Problem to solve
In full and without alteration, give the listing again.

Data provided
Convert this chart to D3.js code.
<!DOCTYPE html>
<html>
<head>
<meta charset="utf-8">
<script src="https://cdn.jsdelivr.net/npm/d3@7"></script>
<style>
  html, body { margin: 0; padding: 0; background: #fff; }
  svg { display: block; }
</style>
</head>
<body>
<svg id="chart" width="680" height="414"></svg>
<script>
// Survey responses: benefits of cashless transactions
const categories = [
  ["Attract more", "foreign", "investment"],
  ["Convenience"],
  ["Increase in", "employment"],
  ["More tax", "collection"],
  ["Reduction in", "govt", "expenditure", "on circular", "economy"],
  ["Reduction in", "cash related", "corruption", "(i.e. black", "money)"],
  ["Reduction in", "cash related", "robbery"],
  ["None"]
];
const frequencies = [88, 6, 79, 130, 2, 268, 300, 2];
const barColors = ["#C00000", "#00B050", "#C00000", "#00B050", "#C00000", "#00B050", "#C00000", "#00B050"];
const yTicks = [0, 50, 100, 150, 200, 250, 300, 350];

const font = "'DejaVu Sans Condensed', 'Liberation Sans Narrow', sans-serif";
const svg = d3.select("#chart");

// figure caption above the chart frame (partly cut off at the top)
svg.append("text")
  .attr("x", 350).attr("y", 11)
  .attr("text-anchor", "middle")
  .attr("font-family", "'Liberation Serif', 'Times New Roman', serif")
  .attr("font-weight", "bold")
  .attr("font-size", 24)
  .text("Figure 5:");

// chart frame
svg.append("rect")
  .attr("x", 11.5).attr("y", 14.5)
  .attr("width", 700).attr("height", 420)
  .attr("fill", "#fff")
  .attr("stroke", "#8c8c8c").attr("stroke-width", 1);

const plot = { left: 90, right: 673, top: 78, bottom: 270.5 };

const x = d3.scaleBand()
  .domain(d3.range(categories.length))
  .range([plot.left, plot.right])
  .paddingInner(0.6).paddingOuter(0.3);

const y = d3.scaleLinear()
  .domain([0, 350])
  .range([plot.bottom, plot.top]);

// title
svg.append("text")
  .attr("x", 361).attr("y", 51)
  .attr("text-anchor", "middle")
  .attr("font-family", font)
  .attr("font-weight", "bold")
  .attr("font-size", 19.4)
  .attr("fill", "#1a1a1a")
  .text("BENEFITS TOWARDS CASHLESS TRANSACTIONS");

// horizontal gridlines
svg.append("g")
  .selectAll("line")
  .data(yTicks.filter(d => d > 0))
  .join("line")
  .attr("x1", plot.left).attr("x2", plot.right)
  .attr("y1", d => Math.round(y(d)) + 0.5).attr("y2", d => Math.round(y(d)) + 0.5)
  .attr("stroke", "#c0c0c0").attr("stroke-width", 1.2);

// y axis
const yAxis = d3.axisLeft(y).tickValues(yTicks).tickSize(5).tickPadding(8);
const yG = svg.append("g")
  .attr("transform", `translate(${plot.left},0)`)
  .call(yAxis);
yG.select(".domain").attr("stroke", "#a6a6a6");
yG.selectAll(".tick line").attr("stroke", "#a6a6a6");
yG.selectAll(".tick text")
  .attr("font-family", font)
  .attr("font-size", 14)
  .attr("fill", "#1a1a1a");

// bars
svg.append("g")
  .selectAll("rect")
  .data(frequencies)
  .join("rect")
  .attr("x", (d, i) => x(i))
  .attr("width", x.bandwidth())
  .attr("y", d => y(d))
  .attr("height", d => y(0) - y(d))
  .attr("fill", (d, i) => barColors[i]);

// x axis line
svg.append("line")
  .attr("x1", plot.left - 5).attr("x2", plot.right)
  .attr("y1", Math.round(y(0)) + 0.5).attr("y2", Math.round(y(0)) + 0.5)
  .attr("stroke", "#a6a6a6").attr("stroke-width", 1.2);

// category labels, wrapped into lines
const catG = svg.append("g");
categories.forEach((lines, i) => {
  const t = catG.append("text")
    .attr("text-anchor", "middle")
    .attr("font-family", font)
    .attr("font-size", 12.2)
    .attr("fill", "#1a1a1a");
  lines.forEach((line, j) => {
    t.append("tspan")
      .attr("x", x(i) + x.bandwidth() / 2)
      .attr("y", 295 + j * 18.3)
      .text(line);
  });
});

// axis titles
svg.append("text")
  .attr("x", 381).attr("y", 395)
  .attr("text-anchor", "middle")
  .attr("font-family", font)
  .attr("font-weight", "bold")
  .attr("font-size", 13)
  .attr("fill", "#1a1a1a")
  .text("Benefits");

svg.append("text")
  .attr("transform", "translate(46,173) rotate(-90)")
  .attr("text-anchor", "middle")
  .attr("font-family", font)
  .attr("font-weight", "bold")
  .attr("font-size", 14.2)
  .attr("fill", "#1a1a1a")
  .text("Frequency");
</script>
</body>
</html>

Answer to the problem
Convert this chart to D3.js code.
<!DOCTYPE html>
<html>
<head>
<meta charset="utf-8">
<script src="https://cdn.jsdelivr.net/npm/d3@7"></script>
<style>
  html, body { margin: 0; padding: 0; background: #fff; }
  svg { display: block; }
</style>
</head>
<body>
<svg id="chart" width="680" height="414"></svg>
<script>
// Survey responses: benefits of cashless transactions
const categories = [
  ["Attract more", "foreign", "investment"],
  ["Convenience"],
  ["Increase in", "employment"],
  ["More tax", "collection"],
  ["Reduction in", "govt", "expenditure", "on circular", "economy"],
  ["Reduction in", "cash related", "corruption", "(i.e. black", "money)"],
  ["Reduction in", "cash related", "robbery"],
  ["None"]
];
const frequencies = [88, 6, 79, 130, 2, 268, 300, 2];
const barColors = ["#C00000", "#00B050", "#C00000", "#00B050", "#C00000", "#00B050", "#C00000", "#00B050"];
const yTicks = [0, 50, 100, 150, 200, 250, 300, 350];

const font = "'DejaVu Sans Condensed', 'Liberation Sans Narrow', sans-serif";
const svg = d3.select("#chart");

// figure caption above the chart frame (partly cut off at the top)
svg.append("text")
  .attr("x", 350).attr("y", 11)
  .attr("text-anchor", "middle")
  .attr("font-family", "'Liberation Serif', 'Times New Roman', serif")
  .attr("font-weight", "bold")
  .attr("font-size", 24)
  .text("Figure 5:");

// chart frame
svg.append("rect")
  .attr("x", 11.5).attr("y", 14.5)
  .attr("width", 700).attr("height", 420)
  .attr("fill", "#fff")
  .attr("stroke", "#8c8c8c").attr("stroke-width", 1);

const plot = { left: 90, right: 673, top: 78, bottom: 270.5 };

const x = d3.scaleBand()
  .domain(d3.range(categories.length))
  .range([plot.left, plot.right])
  .paddingInner(0.6).paddingOuter(0.3);

const y = d3.scaleLinear()
  .domain([0, 350])
  .range([plot.bottom, plot.top]);

// title
svg.append("text")
  .attr("x", 361).attr("y", 51)
  .attr("text-anchor", "middle")
  .attr("font-family", font)
  .attr("font-weight", "bold")
  .attr("font-size", 19.4)
  .attr("fill", "#1a1a1a")
  .text("BENEFITS TOWARDS CASHLESS TRANSACTIONS");

// horizontal gridlines
svg.append("g")
  .selectAll("line")
  .data(yTicks.filter(d => d > 0))
  .join("line")
  .attr("x1", plot.left).attr("x2", plot.right)
  .attr("y1", d => Math.round(y(d)) + 0.5).attr("y2", d => Math.round(y(d)) + 0.5)
  .attr("stroke", "#c0c0c0").attr("stroke-width", 1.2);

// y axis
const yAxis = d3.axisLeft(y).tickValues(yTicks).tickSize(5).tickPadding(8);
const yG = svg.append("g")
  .attr("transform", `translate(${plot.left},0)`)
  .call(yAxis);
yG.select(".domain").attr("stroke", "#a6a6a6");
yG.selectAll(".tick line").attr("stroke", "#a6a6a6");
yG.selectAll(".tick text")
  .attr("font-family", font)
  .attr("font-size", 14)
  .attr("fill", "#1a1a1a");

// bars
svg.append("g")
  .selectAll("rect")
  .data(frequencies)
  .join("rect")
  .attr("x", (d, i) => x(i))
  .attr("width", x.bandwidth())
  .attr("y", d => y(d))
  .attr("height", d => y(0) - y(d))
  .attr("fill", (d, i) => barColors[i]);

// x axis line
svg.append("line")
  .attr("x1", plot.left - 5).attr("x2", plot.right)
  .attr("y1", Math.round(y(0)) + 0.5).attr("y2", Math.round(y(0)) + 0.5)
  .attr("stroke", "#a6a6a6").attr("stroke-width", 1.2);

// category labels, wrapped into lines
const catG = svg.append("g");
categories.forEach((lines, i) => {
  const t = catG.append("text")
    .attr("text-anchor", "middle")
    .attr("font-family", font)
    .attr("font-size", 12.2)
    .attr("fill", "#1a1a1a");
  lines.forEach((line, j) => {
    t.append("tspan")
      .attr("x", x(i) + x.bandwidth() / 2)
      .attr("y", 295 + j * 18.3)
      .text(line);
  });
});

// axis titles
svg.append("text")
  .attr("x", 381).attr("y", 395)
  .attr("text-anchor", "middle")
  .attr("font-family", font)
  .attr("font-weight", "bold")
  .attr("font-size", 13)
  .attr("fill", "#1a1a1a")
  .text("Benefits");

svg.append("text")
  .attr("transform", "translate(46,173) rotate(-90)")
  .attr("text-anchor", "middle")
  .attr("font-family", font)
  .attr("font-weight", "bold")
  .attr("font-size", 14.2)
  .attr("fill", "#1a1a1a")
  .text("Frequency");
</script>
</body>
</html>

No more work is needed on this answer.